PROBLEM DESCRIPTION: Transcribe all of the material exactly, except for its pictures.

STORED DATA:
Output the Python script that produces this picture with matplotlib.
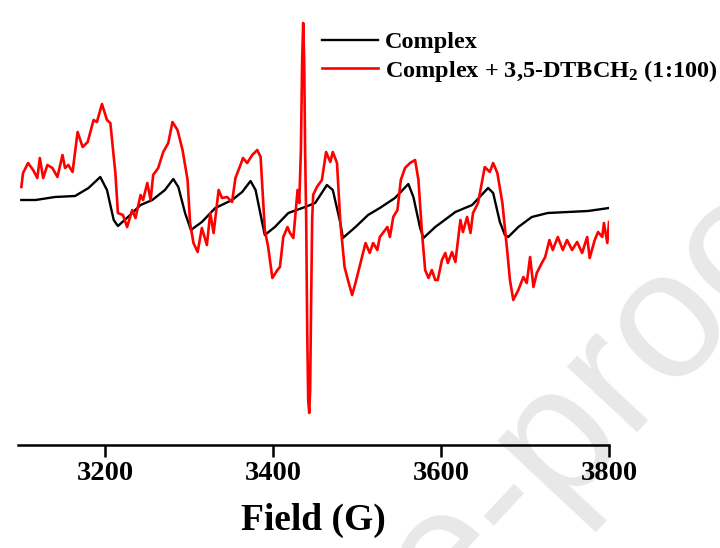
import numpy as np
import matplotlib
matplotlib.use("Agg")
import matplotlib.pyplot as plt

plt.rcParams.update({
    "font.family": ["Liberation Serif", "DejaVu Serif"],
    "font.weight": "bold",
    "mathtext.fontset": "custom",
    "mathtext.rm": "Liberation Serif:bold",
    "mathtext.bf": "Liberation Serif:bold",
    "mathtext.it": "Liberation Serif:bold",
})

# EPR spectrum of the complex alone (field in G, intensity in a.u.)
field_complex = [3100, 3117, 3140, 3164, 3180, 3194, 3202, 3210, 3215, 3227,
                 3242, 3256, 3271, 3281, 3287, 3295, 3302, 3315, 3331, 3351,
                 3363, 3373, 3379, 3387, 3390, 3402, 3418, 3438, 3450, 3464,
                 3471, 3480, 3483, 3498, 3513, 3527, 3545, 3561, 3567, 3575,
                 3579, 3593, 3617, 3637, 3656, 3662, 3670, 3676, 3680, 3692,
                 3708, 3727, 3751, 3775, 3800]
int_complex = [5, 5, 8, 9, 17, 28, 15, -15, -21, -12,
               0, 5, 15, 26, 18, -8, -25, -17, -3, 5,
               13, 24, 15, -18, -30, -22, -8, -2, 2, 20,
               15, -18, -33, -22, -10, -3, 7, 21, 8, -23,
               -33, -22, -7, 0, 17, 12, -17, -30, -32, -22,
               -12, -8, -7, -6, -3]

# Complex + 3,5-DTBCH2 (1:100)
field_mix = [3100, 3102, 3108, 3114, 3119, 3122, 3126, 3131, 3137, 3143,
             3149, 3152, 3156, 3161, 3167, 3173, 3179, 3186, 3190, 3196,
             3202, 3206, 3212, 3215, 3221, 3226, 3232, 3236, 3242, 3245,
             3250, 3254, 3257, 3263, 3269, 3275, 3280, 3286, 3292, 3298,
             3301, 3305, 3310, 3315, 3321, 3325, 3329, 3335, 3339, 3345,
             3351, 3355, 3361, 3364, 3369, 3375, 3381, 3385, 3390, 3394,
             3399, 3405, 3408, 3412, 3417, 3420, 3424, 3429, 3431, 3433,
             3434.5, 3435.7, 3436.9, 3438, 3439.3, 3440.5, 3441.7, 3442.9, 3444, 3445.2,
             3446.4, 3447.6, 3452, 3458, 3463, 3468, 3471, 3476, 3480, 3485,
             3489, 3494, 3498, 3504, 3510, 3515, 3519, 3524, 3527, 3536,
             3539, 3543, 3548, 3552, 3557, 3563, 3569, 3573, 3577, 3581,
             3585, 3589, 3593, 3596, 3601, 3605, 3608, 3613, 3617, 3623,
             3626, 3631, 3635, 3638, 3644, 3652, 3658, 3662, 3667, 3673,
             3679, 3682, 3686, 3692, 3698, 3702, 3706, 3710, 3714, 3720,
             3724, 3729, 3733, 3739, 3745, 3750, 3756, 3762, 3768, 3774,
             3777, 3783, 3787, 3792, 3794, 3798, 3800]
int_mix = [18, 32, 42, 35, 27, 47, 27, 40, 37, 28,
           50, 37, 40, 33, 73, 58, 63, 85, 83, 101,
           85, 82, 32, -8, -10, -22, -5, -13, 10, 5,
           22, 5, 30, 37, 53, 62, 83, 75, 55, 25,
           -18, -38, -47, -23, -40, -8, -28, 15, 7, 8,
           3, 27, 40, 47, 42, 50, 55, 48, -25, -42,
           -73, -65, -62, -32, -22, -28, -33, 15, 2, 55,
           145, 182, 145, 55, -15, -125, -195, -208, -185, -95,
           -15, 10, 18, 25, 53, 43, 53, 42, -18, -62,
           -75, -90, -78, -58, -38, -48, -38, -45, -32, -22,
           -32, -12, -5, 25, 37, 42, 45, 25, -25, -65,
           -73, -65, -75, -75, -55, -48, -58, -47, -57, -15,
           -27, -12, -28, -8, 2, 38, 33, 42, 32, 2,
           -48, -75, -95, -85, -72, -78, -52, -82, -68, -58,
           -52, -35, -45, -32, -45, -35, -45, -37, -48, -32,
           -53, -35, -27, -32, -18, -38, -17]

xticks = [3200, 3400, 3600, 3800]

fig = plt.figure(figsize=(7.2, 5.48), dpi=100)
ax = fig.add_axes([18 / 720, 1 - 445 / 548, 591 / 720, 430 / 548])
ax.set_facecolor("none")

# faint journal watermark behind everything (anchored on the "p" bowl)
rot = 47
theta = np.deg2rad(rot)
em = 182
px, py = 565, 440
xoff, yoff = 5.766 * em, 0.26 * em
x0 = px - xoff * np.cos(theta) + yoff * np.sin(theta)
y0 = py + xoff * np.sin(theta) + yoff * np.cos(theta)
fig.text(x0 / 720, 1 - y0 / 548, "Journal Pre-proof", rotation=rot,
         rotation_mode="anchor", ha="left", va="baseline",
         fontsize=em * 0.72, family="Liberation Sans", fontweight="normal",
         color="#e8e8e8", zorder=-1)

ax.plot(field_complex, int_complex, color="black", lw=1.7, label="Complex")
ax.plot(field_mix, int_mix, color="#ff0000", lw=1.9,
        label="Complex + 3,5-DTBCH$_2$ (1:100)")

ax.set_xlim(3096, 3800)
ax.set_ylim(-240, 190)
ax.set_xticks(xticks)
ax.set_yticks([])
for s in ["top", "right", "left"]:
    ax.spines[s].set_visible(False)
ax.spines["bottom"].set_linewidth(1.8)
ax.tick_params(axis="x", direction="out", length=8.5, width=1.8,
               labelsize=20.5, pad=3)
ax.set_xlabel("Field (G)", fontsize=27, fontweight="bold", labelpad=12)

fig.legend(loc="upper left", bbox_to_anchor=(322 / 720, 1 - 31 / 548),
           frameon=False, fontsize=17.5, handlelength=2.3, handletextpad=0.3,
           labelspacing=0.2, borderpad=0, borderaxespad=0)

fig.savefig("out.png", dpi=100)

RIGHT ANSWER:
Output the Python script that produces this picture with matplotlib.
import numpy as np
import matplotlib
matplotlib.use("Agg")
import matplotlib.pyplot as plt

plt.rcParams.update({
    "font.family": ["Liberation Serif", "DejaVu Serif"],
    "font.weight": "bold",
    "mathtext.fontset": "custom",
    "mathtext.rm": "Liberation Serif:bold",
    "mathtext.bf": "Liberation Serif:bold",
    "mathtext.it": "Liberation Serif:bold",
})

# EPR spectrum of the complex alone (field in G, intensity in a.u.)
field_complex = [3100, 3117, 3140, 3164, 3180, 3194, 3202, 3210, 3215, 3227,
                 3242, 3256, 3271, 3281, 3287, 3295, 3302, 3315, 3331, 3351,
                 3363, 3373, 3379, 3387, 3390, 3402, 3418, 3438, 3450, 3464,
                 3471, 3480, 3483, 3498, 3513, 3527, 3545, 3561, 3567, 3575,
                 3579, 3593, 3617, 3637, 3656, 3662, 3670, 3676, 3680, 3692,
                 3708, 3727, 3751, 3775, 3800]
int_complex = [5, 5, 8, 9, 17, 28, 15, -15, -21, -12,
               0, 5, 15, 26, 18, -8, -25, -17, -3, 5,
               13, 24, 15, -18, -30, -22, -8, -2, 2, 20,
               15, -18, -33, -22, -10, -3, 7, 21, 8, -23,
               -33, -22, -7, 0, 17, 12, -17, -30, -32, -22,
               -12, -8, -7, -6, -3]

# Complex + 3,5-DTBCH2 (1:100)
field_mix = [3100, 3102, 3108, 3114, 3119, 3122, 3126, 3131, 3137, 3143,
             3149, 3152, 3156, 3161, 3167, 3173, 3179, 3186, 3190, 3196,
             3202, 3206, 3212, 3215, 3221, 3226, 3232, 3236, 3242, 3245,
             3250, 3254, 3257, 3263, 3269, 3275, 3280, 3286, 3292, 3298,
             3301, 3305, 3310, 3315, 3321, 3325, 3329, 3335, 3339, 3345,
             3351, 3355, 3361, 3364, 3369, 3375, 3381, 3385, 3390, 3394,
             3399, 3405, 3408, 3412, 3417, 3420, 3424, 3429, 3431, 3433,
             3434.5, 3435.7, 3436.9, 3438, 3439.3, 3440.5, 3441.7, 3442.9, 3444, 3445.2,
             3446.4, 3447.6, 3452, 3458, 3463, 3468, 3471, 3476, 3480, 3485,
             3489, 3494, 3498, 3504, 3510, 3515, 3519, 3524, 3527, 3536,
             3539, 3543, 3548, 3552, 3557, 3563, 3569, 3573, 3577, 3581,
             3585, 3589, 3593, 3596, 3601, 3605, 3608, 3613, 3617, 3623,
             3626, 3631, 3635, 3638, 3644, 3652, 3658, 3662, 3667, 3673,
             3679, 3682, 3686, 3692, 3698, 3702, 3706, 3710, 3714, 3720,
             3724, 3729, 3733, 3739, 3745, 3750, 3756, 3762, 3768, 3774,
             3777, 3783, 3787, 3792, 3794, 3798, 3800]
int_mix = [18, 32, 42, 35, 27, 47, 27, 40, 37, 28,
           50, 37, 40, 33, 73, 58, 63, 85, 83, 101,
           85, 82, 32, -8, -10, -22, -5, -13, 10, 5,
           22, 5, 30, 37, 53, 62, 83, 75, 55, 25,
           -18, -38, -47, -23, -40, -8, -28, 15, 7, 8,
           3, 27, 40, 47, 42, 50, 55, 48, -25, -42,
           -73, -65, -62, -32, -22, -28, -33, 15, 2, 55,
           145, 182, 145, 55, -15, -125, -195, -208, -185, -95,
           -15, 10, 18, 25, 53, 43, 53, 42, -18, -62,
           -75, -90, -78, -58, -38, -48, -38, -45, -32, -22,
           -32, -12, -5, 25, 37, 42, 45, 25, -25, -65,
           -73, -65, -75, -75, -55, -48, -58, -47, -57, -15,
           -27, -12, -28, -8, 2, 38, 33, 42, 32, 2,
           -48, -75, -95, -85, -72, -78, -52, -82, -68, -58,
           -52, -35, -45, -32, -45, -35, -45, -37, -48, -32,
           -53, -35, -27, -32, -18, -38, -17]

xticks = [3200, 3400, 3600, 3800]

fig = plt.figure(figsize=(7.2, 5.48), dpi=100)
ax = fig.add_axes([18 / 720, 1 - 445 / 548, 591 / 720, 430 / 548])
ax.set_facecolor("none")

# faint journal watermark behind everything (anchored on the "p" bowl)
rot = 47
theta = np.deg2rad(rot)
em = 182
px, py = 565, 440
xoff, yoff = 5.766 * em, 0.26 * em
x0 = px - xoff * np.cos(theta) + yoff * np.sin(theta)
y0 = py + xoff * np.sin(theta) + yoff * np.cos(theta)
fig.text(x0 / 720, 1 - y0 / 548, "Journal Pre-proof", rotation=rot,
         rotation_mode="anchor", ha="left", va="baseline",
         fontsize=em * 0.72, family="Liberation Sans", fontweight="normal",
         color="#e8e8e8", zorder=-1)

ax.plot(field_complex, int_complex, color="black", lw=1.7, label="Complex")
ax.plot(field_mix, int_mix, color="#ff0000", lw=1.9,
        label="Complex + 3,5-DTBCH$_2$ (1:100)")

ax.set_xlim(3096, 3800)
ax.set_ylim(-240, 190)
ax.set_xticks(xticks)
ax.set_yticks([])
for s in ["top", "right", "left"]:
    ax.spines[s].set_visible(False)
ax.spines["bottom"].set_linewidth(1.8)
ax.tick_params(axis="x", direction="out", length=8.5, width=1.8,
               labelsize=20.5, pad=3)
ax.set_xlabel("Field (G)", fontsize=27, fontweight="bold", labelpad=12)

fig.legend(loc="upper left", bbox_to_anchor=(322 / 720, 1 - 31 / 548),
           frameon=False, fontsize=17.5, handlelength=2.3, handletextpad=0.3,
           labelspacing=0.2, borderpad=0, borderaxespad=0)

fig.savefig("out.png", dpi=100)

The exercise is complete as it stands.